Why the ESOS shake-up could be a game-changer for your business

30 July 2021

Anthony Mayall CCO BiU

If your business is one of the 14,000 UK companies that fall within the scope of the Energy Savings Opportunity Scheme (ESOS), your compliance team will be familiar with the scheme’s requirements. Most businesses are used to the four-year cycle of gathering and reporting on their energy data, along with identifying possible opportunities for energy efficiency improvements.

But nearly ten years on from the start of the scheme, the government is consulting on some significant changes that require board-level awareness and strategic thinking.

Editorial by By Anthony Mayall, Chief Commercial Officer at BiU


Net zero element

The most significant potential change is the possible introduction of a net zero element to your ESOS audit. Until now, the scheme has been focused on encouraging businesses to waste less energy, with the hope that businesses will naturally reduce their greenhouse gas footprint as a result. But the BEIS consultation document explains that this approach can be counterproductive, because the kind of short-term cost savings achieved by businesses could actually conflict with longer term net zero goals. (BEIS gives the example of investing in a more efficient fossil fuel boiler, which saves energy in the short term but could lock an organisation into a high emissions pathway in the longer term.) 

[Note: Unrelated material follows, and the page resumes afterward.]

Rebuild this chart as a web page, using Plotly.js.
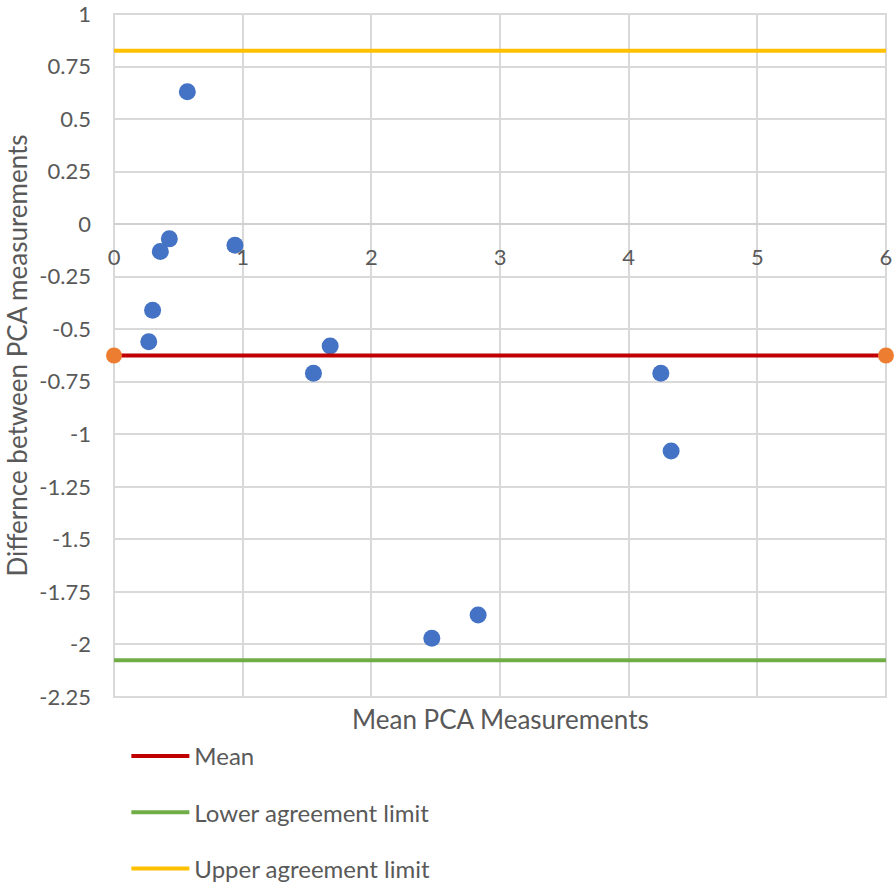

BEIS is therefore proposing that future ESOS audits should include an assessment of the organisation’s greenhouse gas emissions, in the context of a plan for how it will reach net zero. Whereas the old ESOS allowed businesses to grab the low-hanging fruit of short-term cost savings, the proposed new version would require tougher decisions. Because there will be conflicts between short-term energy efficiency actions and longer-term carbon reduction options, there will be a need for board-level discussions on these issues. If the proposed measures go ahead, we believe this will be the first time any government has mandated private businesses to develop a net zero plan. The green business press doesn’t yet seem to have picked up on the significance of this, but it’s a game-changer.


Stronger standards

The raft of changes is being proposed because BEIS sees an urgent need to change attitudes to ESOS. Their surveys suggest that many organisations see it as a compliance activity, rather than the energy saving opportunity that the name suggests. Businesses in scope of ESOS do of course implement energy efficiency measures, but only 6% of these can be directly attributed to ESOS. This strongly suggests that people are working in silos: are the people making decisions on energy management actually talking to the people responsible for ESOS compliance? BEIS sees a need for “strong senior management engagement” in the scheme so that it becomes more of a whole-organisation effort.

Organisations which see ESOS as a box-ticking exercise tend to do the bare minimum in their auditing and reporting, which is why BEIS sees huge variation in the quality of responses submitted. One possibility is that future audits will have to follow a recognised standard such as ISO 50002. Another is that it will be compulsory to record and include half-hour metering data (where available), because this provides a much more detailed and useful analysis. 


Public disclosure

Also under consideration is the possibility of requiring businesses to make their ESOS data public.

The evidence BEIS has gathered so far suggests that organisations are more likely to take action on energy efficiency if they can compare their performance with that of other organisations, and that public reporting generates pressure to achieve results. The public reporting format probably wouldn’t be a league table, because there isn’t a single metric for ranking ESOS performance, but it would allow organisations to compare themselves and be compared across a variety of different metrics.

As the consultation document somewhat ominously puts it: “There would be no penalty for not achieving the target/plan other than reputational risk at this stage.” Of course, reputational risk is enough of a powerful driver for change in its own right, and the caveat “at this stage” should not be ignored either. There is a whole host of other measures I haven’t mentioned here, such as the possible reduction of de minimis exclusions and better alignment with SECR. But the key takeaway from the BEIS consultation is that government thinking is changing. Carbon reporting schemes are no longer just paperwork that can be left with the compliance team. The push for boards to take their organisation’s energy and carbon data seriously is only going to get stronger.

It’s time to get on top of these issues and begin board-level discussions on how to develop a workable net zero strategy.